Work to do: Up to and including the line with "plt.rcParams['axes.unicode_minus'] = False", please set down the entries below exactly, starting from the first line.

Entries with chart source code:
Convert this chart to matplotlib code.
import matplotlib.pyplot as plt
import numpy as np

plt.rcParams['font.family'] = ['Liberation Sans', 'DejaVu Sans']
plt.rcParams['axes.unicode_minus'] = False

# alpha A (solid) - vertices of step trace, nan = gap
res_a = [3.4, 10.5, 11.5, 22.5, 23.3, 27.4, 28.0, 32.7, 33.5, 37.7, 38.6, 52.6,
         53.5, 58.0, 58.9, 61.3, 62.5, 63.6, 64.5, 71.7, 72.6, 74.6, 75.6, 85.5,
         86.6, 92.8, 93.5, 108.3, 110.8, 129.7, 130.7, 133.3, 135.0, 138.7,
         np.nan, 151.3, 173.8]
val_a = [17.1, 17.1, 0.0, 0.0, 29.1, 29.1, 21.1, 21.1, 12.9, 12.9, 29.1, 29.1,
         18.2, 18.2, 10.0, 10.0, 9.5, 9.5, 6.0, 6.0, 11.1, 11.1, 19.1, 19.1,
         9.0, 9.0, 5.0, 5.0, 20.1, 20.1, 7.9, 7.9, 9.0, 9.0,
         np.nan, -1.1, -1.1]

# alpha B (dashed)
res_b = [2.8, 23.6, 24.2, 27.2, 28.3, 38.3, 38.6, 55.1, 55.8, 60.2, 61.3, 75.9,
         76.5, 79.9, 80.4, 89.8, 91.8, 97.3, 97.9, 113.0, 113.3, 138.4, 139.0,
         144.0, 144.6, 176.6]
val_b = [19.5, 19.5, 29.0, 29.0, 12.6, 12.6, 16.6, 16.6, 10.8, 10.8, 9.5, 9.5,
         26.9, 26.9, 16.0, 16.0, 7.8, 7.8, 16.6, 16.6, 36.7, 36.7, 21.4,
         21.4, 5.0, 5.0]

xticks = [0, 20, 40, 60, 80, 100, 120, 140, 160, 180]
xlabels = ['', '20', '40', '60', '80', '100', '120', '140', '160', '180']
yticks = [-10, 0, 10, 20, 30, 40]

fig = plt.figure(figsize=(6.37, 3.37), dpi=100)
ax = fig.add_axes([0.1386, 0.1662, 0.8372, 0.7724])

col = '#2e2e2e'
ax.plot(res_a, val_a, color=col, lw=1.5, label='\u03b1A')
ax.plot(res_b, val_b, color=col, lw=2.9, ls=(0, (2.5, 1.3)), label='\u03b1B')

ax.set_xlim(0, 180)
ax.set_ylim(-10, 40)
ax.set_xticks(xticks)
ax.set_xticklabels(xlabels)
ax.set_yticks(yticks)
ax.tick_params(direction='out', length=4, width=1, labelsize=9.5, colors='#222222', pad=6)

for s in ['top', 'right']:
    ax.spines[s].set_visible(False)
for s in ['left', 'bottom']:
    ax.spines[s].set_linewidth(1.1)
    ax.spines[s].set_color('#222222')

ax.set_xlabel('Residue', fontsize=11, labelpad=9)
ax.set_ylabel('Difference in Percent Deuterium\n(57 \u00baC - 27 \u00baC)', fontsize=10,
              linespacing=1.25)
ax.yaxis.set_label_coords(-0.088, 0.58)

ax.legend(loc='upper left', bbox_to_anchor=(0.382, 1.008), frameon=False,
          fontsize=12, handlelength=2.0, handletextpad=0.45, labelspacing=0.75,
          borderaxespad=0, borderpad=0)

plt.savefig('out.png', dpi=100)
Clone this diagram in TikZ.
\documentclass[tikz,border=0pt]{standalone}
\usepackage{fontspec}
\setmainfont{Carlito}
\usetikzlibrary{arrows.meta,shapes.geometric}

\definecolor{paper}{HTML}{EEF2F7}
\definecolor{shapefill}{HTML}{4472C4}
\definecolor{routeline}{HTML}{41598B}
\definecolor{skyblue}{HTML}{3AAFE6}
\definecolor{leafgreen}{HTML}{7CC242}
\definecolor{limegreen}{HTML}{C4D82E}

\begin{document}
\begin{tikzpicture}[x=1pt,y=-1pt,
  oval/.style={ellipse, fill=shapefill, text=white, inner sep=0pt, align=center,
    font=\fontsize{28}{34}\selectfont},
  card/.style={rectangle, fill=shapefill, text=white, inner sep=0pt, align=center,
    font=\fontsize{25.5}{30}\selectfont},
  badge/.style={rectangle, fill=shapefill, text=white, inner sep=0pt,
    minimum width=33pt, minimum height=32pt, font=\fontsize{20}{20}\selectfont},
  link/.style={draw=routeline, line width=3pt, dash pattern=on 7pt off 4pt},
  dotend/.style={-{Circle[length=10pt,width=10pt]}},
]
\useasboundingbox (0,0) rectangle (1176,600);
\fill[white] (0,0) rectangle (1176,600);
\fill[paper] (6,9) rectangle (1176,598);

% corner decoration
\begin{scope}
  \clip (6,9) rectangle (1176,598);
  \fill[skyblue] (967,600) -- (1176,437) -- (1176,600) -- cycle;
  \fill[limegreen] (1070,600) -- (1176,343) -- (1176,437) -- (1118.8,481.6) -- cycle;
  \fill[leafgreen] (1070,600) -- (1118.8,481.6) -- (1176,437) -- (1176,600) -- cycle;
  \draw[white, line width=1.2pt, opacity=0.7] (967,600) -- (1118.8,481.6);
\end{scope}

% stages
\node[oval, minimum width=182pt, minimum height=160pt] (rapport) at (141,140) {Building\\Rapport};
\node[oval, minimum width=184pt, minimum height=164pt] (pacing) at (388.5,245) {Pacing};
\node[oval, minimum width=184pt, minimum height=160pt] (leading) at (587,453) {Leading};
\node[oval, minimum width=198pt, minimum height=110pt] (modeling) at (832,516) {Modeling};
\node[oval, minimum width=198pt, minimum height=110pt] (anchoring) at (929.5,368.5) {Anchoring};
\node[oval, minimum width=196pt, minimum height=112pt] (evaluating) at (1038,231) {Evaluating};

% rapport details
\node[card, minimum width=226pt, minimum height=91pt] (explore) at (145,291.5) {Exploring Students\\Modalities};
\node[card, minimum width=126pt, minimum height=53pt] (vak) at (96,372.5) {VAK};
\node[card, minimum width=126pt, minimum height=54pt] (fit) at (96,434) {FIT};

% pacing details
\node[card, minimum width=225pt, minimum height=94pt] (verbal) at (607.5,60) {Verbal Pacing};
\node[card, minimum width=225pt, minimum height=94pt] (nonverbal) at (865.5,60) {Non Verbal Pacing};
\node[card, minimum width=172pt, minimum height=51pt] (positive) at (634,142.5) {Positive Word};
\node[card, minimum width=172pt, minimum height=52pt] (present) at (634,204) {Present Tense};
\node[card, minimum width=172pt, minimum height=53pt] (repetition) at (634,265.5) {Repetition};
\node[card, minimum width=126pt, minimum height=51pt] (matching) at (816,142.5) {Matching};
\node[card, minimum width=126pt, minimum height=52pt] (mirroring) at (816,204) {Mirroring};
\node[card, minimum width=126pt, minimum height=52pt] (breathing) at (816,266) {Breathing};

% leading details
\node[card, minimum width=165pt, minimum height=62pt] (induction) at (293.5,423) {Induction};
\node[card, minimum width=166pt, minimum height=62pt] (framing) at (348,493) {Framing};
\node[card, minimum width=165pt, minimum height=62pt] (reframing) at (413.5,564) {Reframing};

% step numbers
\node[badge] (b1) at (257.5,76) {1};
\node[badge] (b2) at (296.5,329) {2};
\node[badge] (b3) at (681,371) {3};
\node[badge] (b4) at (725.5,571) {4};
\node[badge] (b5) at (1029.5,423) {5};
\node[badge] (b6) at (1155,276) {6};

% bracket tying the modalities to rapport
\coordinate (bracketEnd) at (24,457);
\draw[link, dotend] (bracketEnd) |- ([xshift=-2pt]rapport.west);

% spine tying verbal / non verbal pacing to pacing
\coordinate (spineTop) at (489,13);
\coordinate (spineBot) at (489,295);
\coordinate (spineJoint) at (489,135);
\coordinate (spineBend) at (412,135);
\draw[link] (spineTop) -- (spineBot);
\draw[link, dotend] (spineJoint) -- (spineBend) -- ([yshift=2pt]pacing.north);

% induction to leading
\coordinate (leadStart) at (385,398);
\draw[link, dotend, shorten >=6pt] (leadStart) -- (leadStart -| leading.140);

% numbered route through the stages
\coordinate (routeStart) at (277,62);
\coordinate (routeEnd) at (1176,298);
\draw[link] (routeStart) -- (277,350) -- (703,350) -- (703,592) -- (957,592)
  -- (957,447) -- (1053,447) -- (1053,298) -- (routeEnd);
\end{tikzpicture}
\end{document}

Exercise solution:
Convert this chart to matplotlib code.
import matplotlib.pyplot as plt
import numpy as np

plt.rcParams['font.family'] = ['Liberation Sans', 'DejaVu Sans']
plt.rcParams['axes.unicode_minus'] = False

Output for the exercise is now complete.